COLLECTED DATA —
════════════════

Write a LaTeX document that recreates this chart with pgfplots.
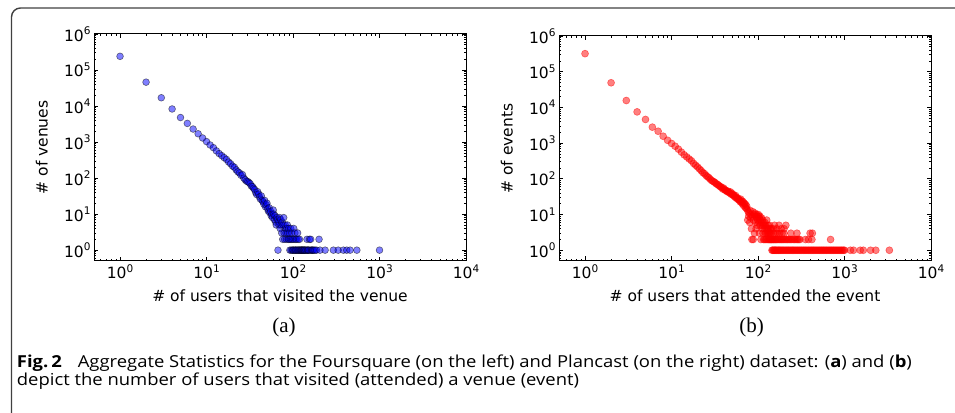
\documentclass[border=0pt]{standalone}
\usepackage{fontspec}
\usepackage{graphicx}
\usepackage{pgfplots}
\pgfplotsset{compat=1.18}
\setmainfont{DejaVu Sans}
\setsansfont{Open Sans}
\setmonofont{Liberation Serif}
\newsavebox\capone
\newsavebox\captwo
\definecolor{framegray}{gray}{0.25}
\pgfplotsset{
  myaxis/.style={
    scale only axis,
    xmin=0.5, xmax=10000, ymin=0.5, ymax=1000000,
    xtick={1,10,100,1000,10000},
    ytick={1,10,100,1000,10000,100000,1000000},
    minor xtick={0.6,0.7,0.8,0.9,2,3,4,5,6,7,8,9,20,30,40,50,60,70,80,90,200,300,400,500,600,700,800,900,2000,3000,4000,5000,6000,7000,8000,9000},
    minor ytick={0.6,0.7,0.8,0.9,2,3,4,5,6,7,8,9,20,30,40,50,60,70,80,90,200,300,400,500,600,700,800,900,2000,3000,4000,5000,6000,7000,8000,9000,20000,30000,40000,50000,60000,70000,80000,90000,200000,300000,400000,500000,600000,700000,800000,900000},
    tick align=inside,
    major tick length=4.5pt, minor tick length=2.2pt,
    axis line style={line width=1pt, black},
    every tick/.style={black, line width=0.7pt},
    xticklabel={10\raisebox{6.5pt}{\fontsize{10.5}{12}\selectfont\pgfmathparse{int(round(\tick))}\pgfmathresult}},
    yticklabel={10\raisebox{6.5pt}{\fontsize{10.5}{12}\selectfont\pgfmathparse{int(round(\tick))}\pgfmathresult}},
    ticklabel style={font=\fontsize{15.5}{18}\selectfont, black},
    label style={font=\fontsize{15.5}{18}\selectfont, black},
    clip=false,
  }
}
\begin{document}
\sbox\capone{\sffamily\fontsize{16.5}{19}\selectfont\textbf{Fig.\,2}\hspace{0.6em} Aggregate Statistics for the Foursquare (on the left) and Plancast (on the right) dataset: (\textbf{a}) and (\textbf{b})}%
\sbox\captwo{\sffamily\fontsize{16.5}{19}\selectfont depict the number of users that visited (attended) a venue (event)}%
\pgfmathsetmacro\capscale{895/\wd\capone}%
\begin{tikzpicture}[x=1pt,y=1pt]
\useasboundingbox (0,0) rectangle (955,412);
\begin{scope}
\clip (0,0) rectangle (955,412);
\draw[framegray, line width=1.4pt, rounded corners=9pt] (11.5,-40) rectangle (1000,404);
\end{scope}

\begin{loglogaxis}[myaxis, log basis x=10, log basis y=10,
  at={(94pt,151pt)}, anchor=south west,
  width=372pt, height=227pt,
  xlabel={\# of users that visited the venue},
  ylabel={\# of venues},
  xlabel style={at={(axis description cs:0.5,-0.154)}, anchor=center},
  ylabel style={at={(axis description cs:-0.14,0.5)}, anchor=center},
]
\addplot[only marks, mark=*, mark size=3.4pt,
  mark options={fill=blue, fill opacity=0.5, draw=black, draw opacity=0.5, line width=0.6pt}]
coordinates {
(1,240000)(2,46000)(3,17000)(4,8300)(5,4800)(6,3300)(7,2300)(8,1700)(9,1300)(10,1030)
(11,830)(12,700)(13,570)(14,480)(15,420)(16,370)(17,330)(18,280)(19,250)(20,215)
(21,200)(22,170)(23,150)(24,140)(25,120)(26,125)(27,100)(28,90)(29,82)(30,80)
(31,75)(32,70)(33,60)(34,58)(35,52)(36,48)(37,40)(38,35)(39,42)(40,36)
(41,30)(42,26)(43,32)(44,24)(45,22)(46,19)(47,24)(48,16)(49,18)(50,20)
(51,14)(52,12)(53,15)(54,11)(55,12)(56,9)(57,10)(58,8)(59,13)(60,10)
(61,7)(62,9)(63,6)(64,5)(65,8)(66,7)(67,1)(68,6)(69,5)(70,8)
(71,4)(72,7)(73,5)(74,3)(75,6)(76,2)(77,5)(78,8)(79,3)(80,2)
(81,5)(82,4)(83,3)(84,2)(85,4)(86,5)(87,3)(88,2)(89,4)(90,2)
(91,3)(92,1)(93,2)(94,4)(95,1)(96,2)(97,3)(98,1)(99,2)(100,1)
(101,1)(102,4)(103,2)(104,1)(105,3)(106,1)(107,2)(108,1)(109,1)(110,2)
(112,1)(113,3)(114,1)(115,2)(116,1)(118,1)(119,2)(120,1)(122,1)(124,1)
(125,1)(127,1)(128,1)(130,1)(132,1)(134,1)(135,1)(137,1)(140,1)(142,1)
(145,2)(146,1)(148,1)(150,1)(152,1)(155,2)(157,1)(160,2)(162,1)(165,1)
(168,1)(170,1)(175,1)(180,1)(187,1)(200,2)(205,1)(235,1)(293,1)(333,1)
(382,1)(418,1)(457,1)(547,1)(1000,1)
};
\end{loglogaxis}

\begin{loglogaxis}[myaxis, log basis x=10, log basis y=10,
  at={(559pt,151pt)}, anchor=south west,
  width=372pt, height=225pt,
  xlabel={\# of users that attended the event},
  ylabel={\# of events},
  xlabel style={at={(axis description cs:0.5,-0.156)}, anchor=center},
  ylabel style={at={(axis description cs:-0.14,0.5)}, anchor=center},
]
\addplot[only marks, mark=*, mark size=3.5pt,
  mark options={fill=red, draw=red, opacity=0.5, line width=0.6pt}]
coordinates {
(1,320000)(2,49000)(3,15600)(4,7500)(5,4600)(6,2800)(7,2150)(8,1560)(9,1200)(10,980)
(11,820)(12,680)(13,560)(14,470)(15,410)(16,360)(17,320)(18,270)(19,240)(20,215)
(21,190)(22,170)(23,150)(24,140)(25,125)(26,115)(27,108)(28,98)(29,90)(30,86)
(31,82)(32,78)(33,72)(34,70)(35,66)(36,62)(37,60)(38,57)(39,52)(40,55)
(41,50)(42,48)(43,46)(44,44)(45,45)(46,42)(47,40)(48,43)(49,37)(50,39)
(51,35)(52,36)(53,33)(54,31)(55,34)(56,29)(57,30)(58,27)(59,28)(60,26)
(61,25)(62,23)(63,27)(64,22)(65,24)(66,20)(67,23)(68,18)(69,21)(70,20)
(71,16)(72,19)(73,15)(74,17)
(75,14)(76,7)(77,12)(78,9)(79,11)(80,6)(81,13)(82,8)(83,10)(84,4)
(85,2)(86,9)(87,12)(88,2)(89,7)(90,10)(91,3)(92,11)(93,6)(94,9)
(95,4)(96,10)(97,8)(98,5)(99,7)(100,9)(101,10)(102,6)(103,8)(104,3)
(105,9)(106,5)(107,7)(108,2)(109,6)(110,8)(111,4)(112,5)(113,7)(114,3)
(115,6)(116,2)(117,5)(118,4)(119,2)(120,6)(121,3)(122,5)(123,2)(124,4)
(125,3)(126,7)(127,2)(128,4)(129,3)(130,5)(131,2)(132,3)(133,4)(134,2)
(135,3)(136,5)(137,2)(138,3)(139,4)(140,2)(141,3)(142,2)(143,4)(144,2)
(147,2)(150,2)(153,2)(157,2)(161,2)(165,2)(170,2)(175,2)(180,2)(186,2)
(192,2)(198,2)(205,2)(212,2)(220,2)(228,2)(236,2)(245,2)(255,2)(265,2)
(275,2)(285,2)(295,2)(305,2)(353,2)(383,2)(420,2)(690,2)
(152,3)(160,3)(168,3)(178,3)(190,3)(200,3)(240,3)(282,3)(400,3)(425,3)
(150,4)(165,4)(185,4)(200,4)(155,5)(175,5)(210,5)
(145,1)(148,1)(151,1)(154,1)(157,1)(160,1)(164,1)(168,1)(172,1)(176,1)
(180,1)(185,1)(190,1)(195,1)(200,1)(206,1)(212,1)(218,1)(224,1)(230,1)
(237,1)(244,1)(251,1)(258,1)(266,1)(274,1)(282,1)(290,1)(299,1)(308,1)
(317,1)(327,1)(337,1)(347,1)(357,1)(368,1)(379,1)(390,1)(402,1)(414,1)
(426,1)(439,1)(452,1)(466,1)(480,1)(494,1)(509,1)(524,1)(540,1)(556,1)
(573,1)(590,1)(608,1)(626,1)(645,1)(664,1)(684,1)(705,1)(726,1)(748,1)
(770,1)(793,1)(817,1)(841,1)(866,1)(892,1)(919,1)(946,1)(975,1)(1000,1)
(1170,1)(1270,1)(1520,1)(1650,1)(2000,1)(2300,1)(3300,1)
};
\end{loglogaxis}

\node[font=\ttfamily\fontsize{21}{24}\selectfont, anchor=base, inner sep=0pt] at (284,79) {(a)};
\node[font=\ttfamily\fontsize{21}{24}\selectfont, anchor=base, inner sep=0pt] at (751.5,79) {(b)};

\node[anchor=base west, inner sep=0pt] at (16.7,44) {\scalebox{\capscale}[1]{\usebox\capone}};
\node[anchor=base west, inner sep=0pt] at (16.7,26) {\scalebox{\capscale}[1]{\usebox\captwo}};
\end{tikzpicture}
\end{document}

════════════════

TASK TO COMPLETE —
Return all lines containing "that".

COMPLETE OUTPUT —
Write a LaTeX document that recreates this chart with pgfplots.
\sbox\captwo{\sffamily\fontsize{16.5}{19}\selectfont depict the number of users that visited (attended) a venue (event)}%
  xlabel={\# of users that visited the venue},
  xlabel={\# of users that attended the event},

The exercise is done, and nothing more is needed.